# Matching Mole - 2000 and counting!



## Suehil

Thank you, Mr. Mole, for your sanity and wise words. You always seem to manage to make sense! How do you do it?

Congratulations on (more than) 2000 posts!

Sue


----------



## cuchuflete

MM- There is more straightforward instruction, common sense, good humor, and wisdom in your posts than there are lobsters in Penobscot Bay.

Many thanks,
cuchu


Yes!


----------



## cheshire

ここ掘れワンワン！マッチングモール様、いつも援護掘削してくれて助かるワン！
今日は犬の気分になってみました。


----------



## Trisia

Here, *MM*, I found you *something* in case you have a tough nut to crack - and you might as well use it to whack  some of my answers, too.

You have my congratulations for having posted (a bit over) 2000 times, and my admiration for having done it in a great way.


----------



## nichec

Hmmmmmmmm..........So* MM* is a Mr., not a Mrs.?

I see.................

Thank you so much, Mole 

You remind me of my favorite snack when I was a kid, M&M, (what am I saying? I'd better shut up )
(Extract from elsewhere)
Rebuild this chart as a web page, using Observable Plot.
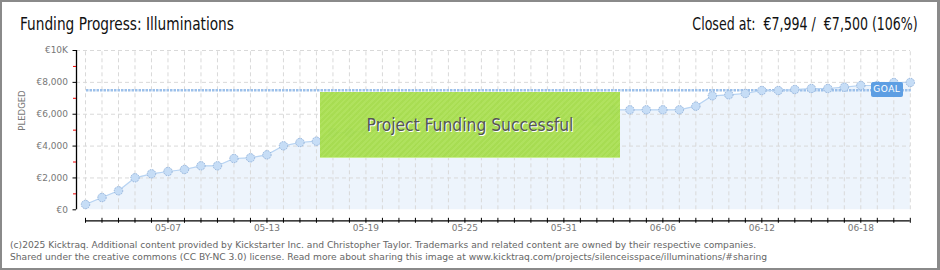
<!DOCTYPE html>
<html>
<head>
<meta charset="utf-8">
<script src="https://cdn.jsdelivr.net/npm/d3@7"></script>
<script src="https://cdn.jsdelivr.net/npm/@observablehq/plot@0.6"></script>
<style>
  html, body { margin: 0; padding: 0; background: #fff; }
  #wrap { position: relative; width: 940px; height: 270px; overflow: hidden; background: #fff; }
  #border { position: absolute; left: 0; top: 0; width: 940px; height: 270px; box-sizing: border-box;
            border-style: solid; border-color: #8a8a8a; border-width: 2px 3px 2px 2px; pointer-events: none; }
  .title { position: absolute; top: 14px; font-family: "DejaVu Sans Condensed", sans-serif;
           font-size: 17.5px; color: #111; white-space: nowrap; }
  #t1 { left: 20px; transform: scaleX(0.87); transform-origin: left center; }
  #t2 { right: 22px; transform: scaleX(0.8); transform-origin: right center; }
  #plot { position: absolute; left: 0; top: 0; }
  #success { position: absolute; left: 320px; top: 92px; width: 300px; height: 66px; box-sizing: border-box;
             background: repeating-linear-gradient(135deg, rgba(163,219,72,0.94) 0px, rgba(163,219,72,0.94) 2px, rgba(171,224,84,0.94) 2px, rgba(171,224,84,0.94) 4px);
             border-bottom: 1px solid #c8ee8e;
             display: flex; align-items: center; justify-content: center;
             font-family: "DejaVu Sans Condensed", sans-serif; font-size: 17.3px; color: #555;
             text-shadow: 1px 1px 0 #fff; }
  #goal { position: absolute; width: 32px; height: 15px; background: #5d9ee3; color: #fff; border-radius: 2px;
          font-family: "DejaVu Sans", sans-serif; font-size: 9px; line-height: 15px; text-align: center; letter-spacing: 0.5px; }
  .cap { position: absolute; left: 10px; font-family: "DejaVu Sans", sans-serif; font-size: 9.15px; color: #666; white-space: nowrap; }
</style>
</head>
<body>
<div id="wrap">
  <div class="title" id="t1">Funding Progress: Illuminations</div>
  <div class="title" id="t2">Closed at:&nbsp; €7,994 /&nbsp; €7,500 (106%)</div>
  <div id="plot"></div>
  <div id="success">Project Funding Successful</div>
  <div id="goal">GOAL</div>
  <div class="cap" style="top:240px">(c)2025 Kicktraq. Additional content provided by Kickstarter Inc. and Christopher Taylor. Trademarks and related content are owned by their respective companies.</div>
  <div class="cap" style="top:251.5px">Shared under the creative commons (CC BY-NC 3.0) license. Read more about sharing this image at www.kicktraq.com/projects/silenceisspace/illuminations/#sharing</div>
  <div id="border"></div>
</div>
<script>
// ---- data ----
const days = ["05-02","05-03","05-04","05-05","05-06","05-07","05-08","05-09","05-10","05-11",
  "05-12","05-13","05-14","05-15","05-16","05-17","05-18","05-19","05-20","05-21",
  "05-22","05-23","05-24","05-25","05-26","05-27","05-28","05-29","05-30","05-31",
  "06-01","06-02","06-03","06-04","06-05","06-06","06-07","06-08","06-09","06-10",
  "06-11","06-12","06-13","06-14","06-15","06-16","06-17","06-18","06-19","06-20","06-21"];
const pledged = [333, 772, 1193, 2009, 2260, 2404, 2530, 2762, 2762, 3220,
  3264, 3453, 4017, 4225, 4306, 4850, 4850, 4960, 5010, 5040,
  5080, 5120, 5150, 5190, 5240, 5280, 5330, 5380, 5420, 5480,
  5560, 5560, 6277, 6277, 6277, 6277, 6277, 6505, 7156, 7219,
  7300, 7489, 7489, 7552, 7615, 7615, 7697, 7803, 7803, 7990, 7994];
const goal = 7500;
const xTickLabels = ["05-07","05-13","05-19","05-25","05-31","06-06","06-12","06-18"];
const yMajor = [0, 2000, 4000, 6000, 8000, 10000];
const yMajorLabels = ["€0","€2,000","€4,000","€6,000","€8,000","€10K"];
const yMinor = [1000, 3000, 5000, 7000, 9000];

const parse = s => new Date(`2025-${s}T00:00:00Z`);
const data = days.map((d, i) => ({date: parse(d), value: pledged[i]}));
const dayDates = days.map(parse);
const labelDates = xTickLabels.map(parse);
const first = dayDates[0], last = dayDates[dayDates.length - 1];

const axisFont = {fontFamily: "DejaVu Sans, sans-serif", fontSize: 9};

const plot = Plot.plot({
  width: 940,
  height: 240,
  marginLeft: 76,
  marginRight: 30,
  marginTop: 50,
  marginBottom: 19.7,
  style: {background: "transparent", fontFamily: "DejaVu Sans, sans-serif", fontSize: "9px", color: "#777"},
  x: {type: "utc", domain: [first, last], range: [85, 909.8]},
  y: {domain: [0, 10000], range: [209.3, 50]},
  marks: [
    Plot.areaY(data, {x: "date", y: "value", fill: "#edf4fc"}),
    Plot.ruleX(dayDates, {x: d => d, y1: 0, y2: 10000, stroke: "#d9d9d9", strokeDasharray: "4,3"}),
    Plot.ruleY(yMajor.slice(1), {y: d => d, stroke: "#d9d9d9", strokeDasharray: "4,3"}),
    Plot.ruleY([goal], {y: d => d, x1: first, x2: last, stroke: "#9cc0ea", strokeWidth: 2.5, strokeDasharray: "2.5,1", dx: 1}),
    Plot.lineY(data, {x: "date", y: "value", stroke: "#b7d3f2", strokeWidth: 1.2}),
    Plot.dot(data, {x: "date", y: "value", r: 4.2, fill: "#c6ddf6", stroke: "#93b3db", strokeWidth: 1, strokeDasharray: "1.5,1"}),
    // y axis
    Plot.ruleX([first], {y1: 0, y2: 10000, dx: -9, stroke: "#000", strokeWidth: 1.3}),
    Plot.axisY(yMinor, {tickSize: 3, stroke: "#e00", tickFormat: () => "", label: null}),
    Plot.axisY(yMajor, {tickSize: 3.5, tickPadding: 5, stroke: "#000", tickFormat: (d, i) => yMajorLabels[i], fill: "#777", ...axisFont, label: null}),
    Plot.text(["PLEDGED"], {frameAnchor: "left", dx: -54, dy: -5, rotate: -90, fill: "#777", fontSize: 8.5, fontFamily: "DejaVu Sans, sans-serif", letterSpacing: 1}),
    // x axis
    Plot.ruleY([0], {x1: first, x2: last, dy: 11, stroke: "#000", strokeWidth: 1.3}),
    Plot.axisX(dayDates, {tickSize: 5, dy: -2.5, stroke: "#000", tickFormat: () => "", label: null}),
    Plot.axisX(labelDates, {tickSize: 0, tickPadding: 4, tickFormat: d3.utcFormat("%m-%d"), fill: "#777", ...axisFont, label: null})
  ]
});
document.getElementById("plot").appendChild(plot);

// place GOAL tag from the scales
const sx = plot.scale("x"), sy = plot.scale("y");
const g = document.getElementById("goal");
g.style.left = (sx.apply(last) - 39) + "px";
g.style.top = (sy.apply(goal) - 8) + "px";
</script>
</body>
</html>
Anyway, I am a fan, of your SIG, your avatar, your posts, and your Japanese 

Congratulations, *MM*! (hats off!)


----------



## The Scrivener

_*Your interesting and informative posts cannot be matched, dear MM. Give yourself a huge pat on the back!!*_


_*I may have **met you** in my paddock the other day. . . . . . it was a bit early for conversation.*_

_*MANY CONGRATULATIONS*_​ 
​ 


Scrivvy.​


----------



## Vanda

It's always a pleasure and a big source of learning 
reading your posts MM!! 
Keep toasting us with them. 
Obrigada!​


----------



## Flaminius

The scent is familiar, and I do recognise the mole — the scent of sense and the mole who is matchless.  I am your fan all the way!


----------



## JamesM

Congratulations, Matchless Mole!


----------



## panjandrum

Moley:
You are a  _*star *_and a credit to the honourable name of Mole.


----------



## mimi2

Hi, Matching Mole.
Whenever I see you in my thread, I know that I will get a satisfactory explanation. 
Thank you very much for your time, your knowledge and your kindness.
Thank you.


----------



## Paulfromitaly

*Congratulations, mate!
Is this going to be the last "congrat thread "for you? 
*


----------



## dn88

*Congratulations on your 2,000 (and more) splendid posts! Hardly ever do your answers in the English Only forum fail to exhaust the topic entirely. Keep them coming!*  

*And till next time! *


----------



## Matching Mole

Thanks everyone! 皆さん、ありがとう！Thank you for your moving tributes... oh dear, I seem to have something in my eye


----------